ただし、稀にアレルギー性化粧品皮膚炎の方もいらっしゃいますので、臨床経過と皮膚症状を見極めて検査治療を考えております。治療でよくなるけれどやめると再発してしまうのは何か日常生活に原因が潜んでいる証拠です。注意深い問診、診察、経過観察を踏まえて確認するにはアレルギーの活動性を調べるのに血液検査、接触アレルギーの確認に皮膚検査【パッチテスト】を行います。皮膚検査でサンスクリーンや美容液や美白剤、口紅やマスカラなど化粧品アレルギーを起こした原因を突き止めることができます。

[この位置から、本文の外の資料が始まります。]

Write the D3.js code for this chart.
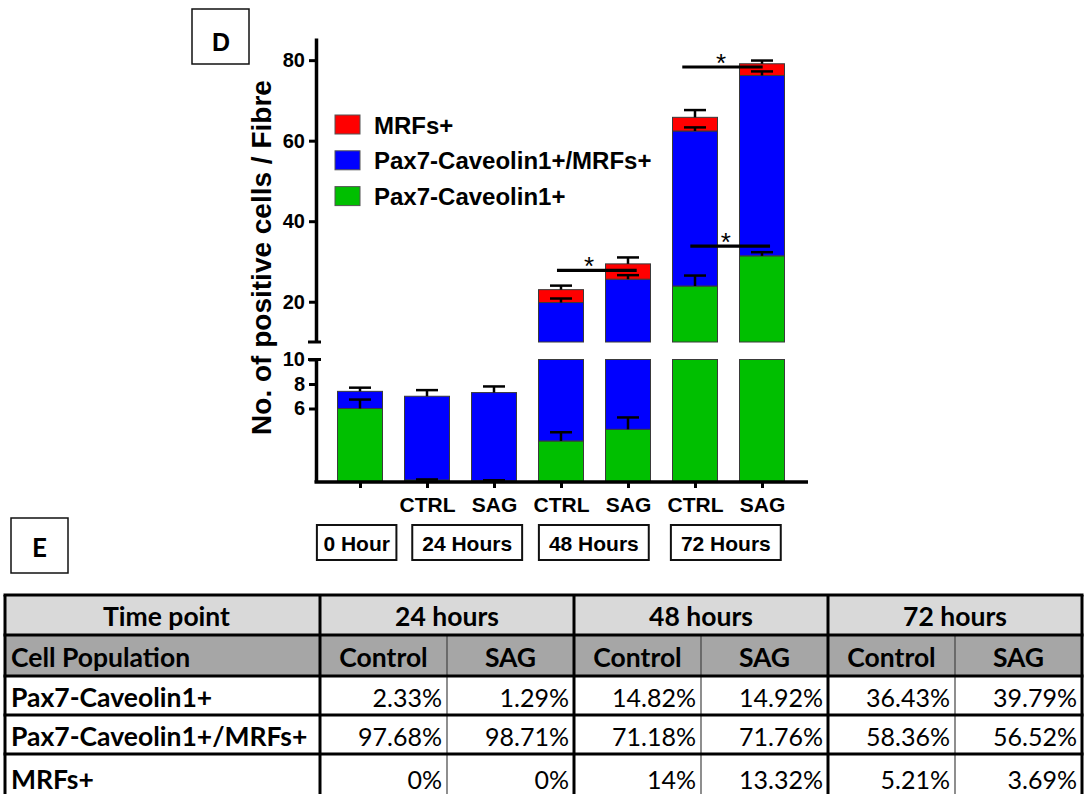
<!DOCTYPE html>
<html>
<head>
<meta charset="utf-8">
<script src="https://cdn.jsdelivr.net/npm/d3@7"></script>
<style>
body { margin: 0; background: #fff; }
svg { display: block; }
.chart text { font-family: "Liberation Sans", Arial, sans-serif; font-weight: bold; fill: #000; }
.tbl text { font-family: Lato, "Open Sans", sans-serif; fill: #000; }
</style>
</head>
<body>
<svg id="fig" width="1085" height="794"></svg>
<script>
// bar data (cells / fibre)
var categories = ["", "CTRL", "SAG", "CTRL", "SAG", "CTRL", "SAG"]
var greenVals = [6.0, 0.16, 0.09, 3.35, 4.3, 23.9, 31.4]
var blueVals = [1.4, 6.84, 7.21, 16.45, 21.3, 38.5, 44.8]
var redVals = [0, 0, 0, 3.2, 3.8, 3.4, 2.9]
var greenErr = [0.73, 0.05, 0.05, 0.71, 0.97, 2.6, 0.9]
var blueErr = [0.3, 0.5, 0.5, 1.0, 1.0, 0.9, 1.0]
var redErr = [0, 0, 0, 1.0, 1.6, 1.8, 0.8]

var seriesNames = ["MRFs+", "Pax7-Caveolin1+/MRFs+", "Pax7-Caveolin1+"]
var seriesColors = ["#ff0000", "#0000ff", "#00bf00"]

var groupLabels = ["0 Hour", "24 Hours", "48 Hours", "72 Hours"]
var groupAt = [-0.05, 1.6, 3.49, 5.46]   // label centre, in bar-index units

// significance lines (positions in bar-index units / axis values)
var sigFrom = [2.94, 4.81, 4.93]
var sigTo = [4.13, 6.01, 6.12]
var sigVal = [27.8, 78.3, 33.8]
var sigStar = [3.42, 5.39, 5.46]

// table E
var tableGroups = ["24 hours", "48 hours", "72 hours"]
var tableSubs = ["Control", "SAG"]
var rowLabels = ["Pax7-Caveolin1+", "Pax7-Caveolin1+/MRFs+", "MRFs+"]
var pax7Row = ["2.33%", "1.29%", "14.82%", "14.92%", "36.43%", "39.79%"]
var pax7MrfRow = ["97.68%", "98.71%", "71.18%", "71.76%", "58.36%", "56.52%"]
var mrfRow = ["0%", "0%", "14%", "13.32%", "5.21%", "3.69%"]

var svg = d3.select("#fig")
var chart = svg.append("g").attr("class", "chart")

var axisX = 316, baseY = 482
var x = d3.scalePoint().domain(d3.range(categories.length)).range([360, 762])
var xLin = d3.scaleLinear().domain([0, categories.length - 1]).range([360, 762])
var barW = 45
var yLow = d3.scaleLinear().domain([0, 10]).range([baseY, 359.5])
var yUp = d3.scaleLinear().domain([10, 85.5]).range([342, 38])

function yOf(v) { return v <= 10 ? yLow(v) : yUp(v) }

// draw a segment [v0, v1] across the broken axis
function segment(i, v0, v1, color) {
    var parts = [[Math.max(v0, 0), Math.min(v1, 10), yLow], [Math.max(v0, 10), Math.min(v1, 85.5), yUp]]
    parts.forEach(function(p) {
        if (p[1] <= p[0]) return
        chart.append("rect")
            .attr("x", x(i) - barW / 2)
            .attr("width", barW)
            .attr("y", p[2](p[1]))
            .attr("height", p[2](p[0]) - p[2](p[1]))
            .attr("fill", color)
            .attr("stroke", "#3a3a3a")
            .attr("stroke-width", 1)
    })
}

categories.forEach(function(c, i) {
    var g = greenVals[i], b = g + blueVals[i], r = b + redVals[i]
    segment(i, 0, g, seriesColors[2])
    segment(i, g, b, seriesColors[1])
    if (redVals[i] > 0) segment(i, b, r, seriesColors[0])
})

function errBar(i, top, err) {
    if (err <= 0) return
    var y0 = yOf(top), y1 = yOf(top + err)
    chart.append("line").attr("x1", x(i)).attr("x2", x(i)).attr("y1", y0).attr("y2", y1)
        .attr("stroke", "#000").attr("stroke-width", 2.5)
    chart.append("line").attr("x1", x(i) - 11).attr("x2", x(i) + 11).attr("y1", y1).attr("y2", y1)
        .attr("stroke", "#000").attr("stroke-width", 2.5)
}
categories.forEach(function(c, i) {
    var g = greenVals[i], b = g + blueVals[i], r = b + redVals[i]
    errBar(i, g, greenErr[i])
    errBar(i, b, blueErr[i])
    errBar(i, r, redErr[i])
})

// y axes (broken)
var upAxis = chart.append("g").attr("transform", "translate(" + axisX + ",0)")
    .call(d3.axisLeft(yUp).tickValues([20, 40, 60, 80]).tickSize(7).tickSizeOuter(0).tickPadding(4))
var lowAxis = chart.append("g").attr("transform", "translate(" + axisX + ",0)")
    .call(d3.axisLeft(yLow).tickValues([6, 8, 10]).tickSize(7).tickSizeOuter(0).tickPadding(4))
;[upAxis, lowAxis].forEach(function(a) {
    a.select(".domain").attr("stroke", "#000").attr("stroke-width", 3.5)
    a.selectAll(".tick line").attr("stroke", "#000").attr("stroke-width", 3)
    a.selectAll(".tick text").style("font-size", "20px")
})
;[yUp(10), yLow(10)].forEach(function(yy) {
    chart.append("line").attr("x1", axisX - 8).attr("x2", axisX + 5).attr("y1", yy).attr("y2", yy)
        .attr("stroke", "#000").attr("stroke-width", 3)
})

// x axis
var xAxis = chart.append("g").attr("transform", "translate(0," + baseY + ")")
    .call(d3.axisBottom(x).tickFormat(function(i) { return categories[i] }).tickSize(6).tickPadding(9))
xAxis.select(".domain").remove()
xAxis.selectAll(".tick line").attr("stroke", "#000").attr("stroke-width", 3)
xAxis.selectAll(".tick text").style("font-size", "21px")
chart.append("line").attr("x1", axisX - 1.5).attr("x2", 808).attr("y1", baseY).attr("y2", baseY)
    .attr("stroke", "#000").attr("stroke-width", 3.5)

// group boxes under the axis
groupLabels.forEach(function(lab, k) {
    var cx = xLin(groupAt[k])
    var box = chart.append("g")
    var r = box.append("rect")
    var t = box.append("text").attr("x", cx).attr("y", 551).attr("text-anchor", "middle")
        .style("font-size", "21px").text(lab)
    var w = t.node().getComputedTextLength() + (k == 0 ? 13 : 20)
    r.attr("x", cx - w / 2).attr("y", 525).attr("width", w).attr("height", 35)
        .attr("fill", "#fff").attr("stroke", "#111").attr("stroke-width", 2)
})

// significance
sigVal.forEach(function(v, k) {
    var yy = yOf(v)
    chart.append("line").attr("x1", xLin(sigFrom[k])).attr("x2", xLin(sigTo[k])).attr("y1", yy).attr("y2", yy)
        .attr("stroke", "#000").attr("stroke-width", 3.2)
    chart.append("text").attr("x", xLin(sigStar[k])).attr("y", yy + 5).attr("text-anchor", "middle")
        .style("font-size", "26px").style("font-weight", "normal").text("*")
})

// y title
chart.append("text").attr("transform", "translate(271,257.5) rotate(-90)").attr("text-anchor", "middle")
    .style("font-size", "28px").text("No. of positive cells / Fibre")

// legend
seriesNames.forEach(function(n, k) {
    var yy = 115 + k * 35.8
    chart.append("rect").attr("x", 335).attr("y", yy).attr("width", 25).attr("height", 19)
        .attr("fill", seriesColors[k]).attr("stroke", "#555").attr("stroke-width", 1)
    chart.append("text").attr("x", 374).attr("y", yy + 18.5).style("font-size", "24px").text(n)
})

// panel D label
chart.append("rect").attr("x", 192).attr("y", 9).attr("width", 57).attr("height", 55)
    .attr("fill", "#fff").attr("stroke", "#111").attr("stroke-width", 1.5)
chart.append("text").attr("x", 221).attr("y", 51).attr("text-anchor", "middle").style("font-size", "25px").text("D")

// ---- table E ----
var tbl = svg.append("g").attr("class", "tbl")
tbl.append("rect").attr("x", 11).attr("y", 518).attr("width", 57).attr("height", 55)
    .attr("fill", "#fff").attr("stroke", "#111").attr("stroke-width", 1.5)
tbl.append("text").attr("x", 39.5).attr("y", 557).attr("text-anchor", "middle")
    .style("font-size", "26px").style("font-weight", "bold").text("E")

var tx0 = 5, firstW = 315, subW = 127
var rowY = [595, 635, 676, 715, 754, 797]
var colX = [tx0, tx0 + firstW]
for (var c = 1; c <= 6; c++) colX.push(tx0 + firstW + c * subW)
var dataRows = [pax7Row, pax7MrfRow, mrfRow]

tbl.append("rect").attr("x", tx0).attr("y", rowY[0]).attr("width", colX[7] - tx0).attr("height", rowY[1] - rowY[0]).attr("fill", "#d9d9d9")
tbl.append("rect").attr("x", tx0).attr("y", rowY[1]).attr("width", colX[7] - tx0).attr("height", rowY[2] - rowY[1]).attr("fill", "#a6a6a6")

// thin dividers inside each time group
for (var c = 2; c <= 6; c += 2) {
    tbl.append("line").attr("x1", colX[c]).attr("x2", colX[c]).attr("y1", rowY[1]).attr("y2", rowY[5])
        .attr("stroke", "#444").attr("stroke-width", 1.2)
}
// thick horizontal rules
rowY.forEach(function(yy) {
    tbl.append("line").attr("x1", tx0 - 1.5).attr("x2", colX[7] + 1.5).attr("y1", yy).attr("y2", yy)
        .attr("stroke", "#000").attr("stroke-width", 3)
})
// thick verticals
;[0, 1, 3, 5, 7].forEach(function(c) {
    tbl.append("line").attr("x1", colX[c]).attr("x2", colX[c]).attr("y1", rowY[0]).attr("y2", rowY[5])
        .attr("stroke", "#000").attr("stroke-width", 3)
})

var fsB = "26.5px", fsV = "25px"
tbl.append("text").attr("x", (colX[0] + colX[1]) / 2 + 4).attr("y", rowY[1] - 9).attr("text-anchor", "middle")
    .style("font-size", fsB).style("font-weight", "bold").text("Time point")
tableGroups.forEach(function(gname, k) {
    tbl.append("text").attr("x", (colX[1 + 2 * k] + colX[3 + 2 * k]) / 2).attr("y", rowY[1] - 9)
        .attr("text-anchor", "middle").style("font-size", fsB).style("font-weight", "bold").text(gname)
})
tbl.append("text").attr("x", 11).attr("y", rowY[2] - 9).style("font-size", fsB).style("font-weight", "bold").text("Cell Population")
for (var c = 1; c <= 6; c++) {
    tbl.append("text").attr("x", (colX[c] + colX[c + 1]) / 2).attr("y", rowY[2] - 9).attr("text-anchor", "middle")
        .style("font-size", fsB).style("font-weight", "bold").text(tableSubs[(c - 1) % 2])
}
rowLabels.forEach(function(lab, r) {
    var by = rowY[r + 3] - 8
    tbl.append("text").attr("x", 11).attr("y", by).style("font-size", fsB).style("font-weight", "bold").text(lab)
    dataRows[r].forEach(function(v, c) {
        tbl.append("text").attr("x", colX[c + 2] - 5).attr("y", by).attr("text-anchor", "end")
            .style("font-size", fsV).text(v)
    })
})
</script>
</body>
</html>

たとえばアイメイクをする場合、アイクリームやアイシャドウ、美容液などマスカラ以外にもさまざまなものを使用します。これらを重ねて使用して化学物質の配合変化を起こすことがあるかもしれません。加えてビューラーなど美容機器使用では金属アレルギー、ゴムアレルギーなどで加味される症状も考える必要があります。またマスカラを落とす際には、「こする」という摩擦刺激が発生しますから、かぶれを誘発する可能性が高くなってしまいます。刺激かぶれの症状は、皮膚が薄い目のまわりや唇のまわりに最も多く出ます。

化粧品関連の講演や雑誌取材の機会があるたびに、化粧品による皮膚障害は洗浄しすぎず、自分に適した化粧方法を知っていれば防げることが多いことを指導しているつもりです。残念なことに未だに自分の皮膚コンディションはいつも同じと思っている方が多いのか、季節や年齢、皮膚コンディションを観察しながら毎日のスキンケアを工夫しようと思ってくださる方はあまり多くないのです。特に冬季乾燥時期には健康皮膚でも40才を過ぎると30代まで継続していた洗顔方法に何らかの支障が出てくるのは当然のことと、多くの皆さんが感じてくださると良いのだろうと思います。

これは、メラニン産生機能の違いによるものです。白色人種よりも有色人種のメラノサイトのほうがメラニンの含有量が多く、炎症が起こると有色人種メラノサイトはよりメラニン産生が高まり、メラニンを放出しやすい状態になって真皮に滴落してしまうため黒くなってしまうのです。ただし紫外線暴露後に有色人種である日本人のほうが白人種より黒くなってしまうのは、メラノサイトが紫外線ダメージに対する防御効果を発揮した結果ともいえます。つまり有色人種メラノサイトは、紫外線による皮膚細胞の核異常を食い止める力が強い、癌化を防御する力が強いので、白人種より皮膚癌にはなりにくいということになります。

一方、軽微な炎症に対する反応によって能力を発揮しやすいメラノサイトの機能は欠点につながることもあって、有色人種メラノサイトはこすれるという刺激が加わったところに黒味が出てしまいます。ナイロンタオルでこすって黒くなってしまう摩擦黒皮症や、接触皮膚炎の特殊系である色素沈着型接触皮膚炎の報告も有色人種に多く見られるものです。古い角層をこすって、剥いて再生するスピードを高めるピーリングなどはメラニンの含有量が少ない白色人種の皮膚のほうが向いているのかもしれません。白色人種と同じ濃度で日本人にピーリングを行うと刺激反応を起こしてしまいましたが、日本人に適したピーリング剤の安全性が検討され現在ではかぶれないような施術が医師の管理のもと行われているようです。

角層は水分保持に欠かせない大切な場所ですから、無理にこすって剥いてしまうと乾燥しすぎて皮膚トラブルを起こしてしまうこともあります。こすりすぎて刺激を起こしてしまうと、むしろくすみの原因になってしまうことがあるかもしれません。多種の化粧品を使って何度も塗り重ねることは、皮膚の上で色々な反応が起こっていることも心配です。洗浄する時に何回も何回も皮膚を擦り取って洗いすぎると、無意識にピーリングを行っているに等しい行為です。特に、乾燥した冬場の皮膚はバリア膜がいつもより弱い状態になりますから刺激を受けやすいのです。できる限りこすらない、つまり洗う回数(こする回数)を減らすことは乾燥皮膚を悪化させない秘訣なのです。

乾燥やブツブツ以外にも、口唇の腫れや味覚異常を訴えて受診した方を検査すると、金属アレルギーが見つかることがあります。また、春先の花粉が飛散する時期は、スギ花粉が目や顎に触れてスギ花粉皮膚炎を起こしてしまう方がいらっしゃいます。ですから、「肌荒れを化粧品による皮膚炎だと思っている方が多いけれど、その皮膚炎の中にはさまざまな原因が混じっている」というのが正しい診断です。